The active part of a cMUT is the metal-coated membrane. A DC bias voltage applied between the membrane and the bottom electrodes creates electrostatic attraction, pulling the membrane toward the substrate. If an AC voltage is applied to a biased membrane, harmonic membrane motion is obtained. The DC bias voltage strongly affects the AC vibrational amplitude. As the DC voltage is increased, a larger sinusoidal membrane motion increases the transmitted acoustic pressure. To achieve maximum efficiency, the conventional operation of the cMUT requires a bias voltage close to the collapse voltage, the voltage at which the membrane contacts the substrate.
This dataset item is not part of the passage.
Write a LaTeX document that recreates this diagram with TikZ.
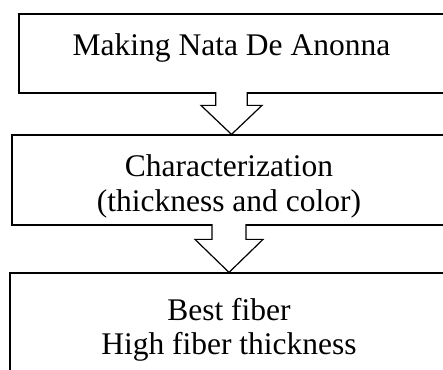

In conventional operation the sum of the DC bias and the applied AC signal must not exceed the collapse voltage. Therefore, total acoustic output pressure is limited by the maximum allowed AC voltage.
If a biased cMUT membrane is subject to an impinging ultrasonic pressure field, the membrane motion generates AC detection currents. This current amplitude increases with increasing DC bias voltage. To maximize the receive sensitivity, the bias voltage is increased close to the collapse voltage. Again, it is required that the sum of the bias voltage and the received voltage due to the motion caused by the ultrasonic pressure field be less than the collapse voltage. In co-pending application Ser. No. 11/078,795 filed Mar. 10, 2005 there is described a method of operating the transducers with the membrane collapsed. In this regime, the membrane is first biased at a voltage higher than the collapse voltage, therefore initially collapsing the membrane onto the substrate. Then, the DC bias is changed to a level, which is larger than the snapback voltage to ensure the collapsed membrane state. At this operating DC voltage, the center of the membrane remains in contact with the substrate. By adding an AC voltage, harmonic membrane motion is obtained in a circular ring concentric to the center. In this regime, the ultrasonic transducer has a higher electromechanical coupling efficiency than it has when it is operated in the conventional pre-collapse regime.
There is nevertheless a need for a method of operating cMUTs to generate higher acoustic output pressures than either the conventional or collapsed method of operation. An ultrasonic transducer which produces high transmit pressures will meet the extreme acoustic transmit pressure demands of the ultrasonic industry.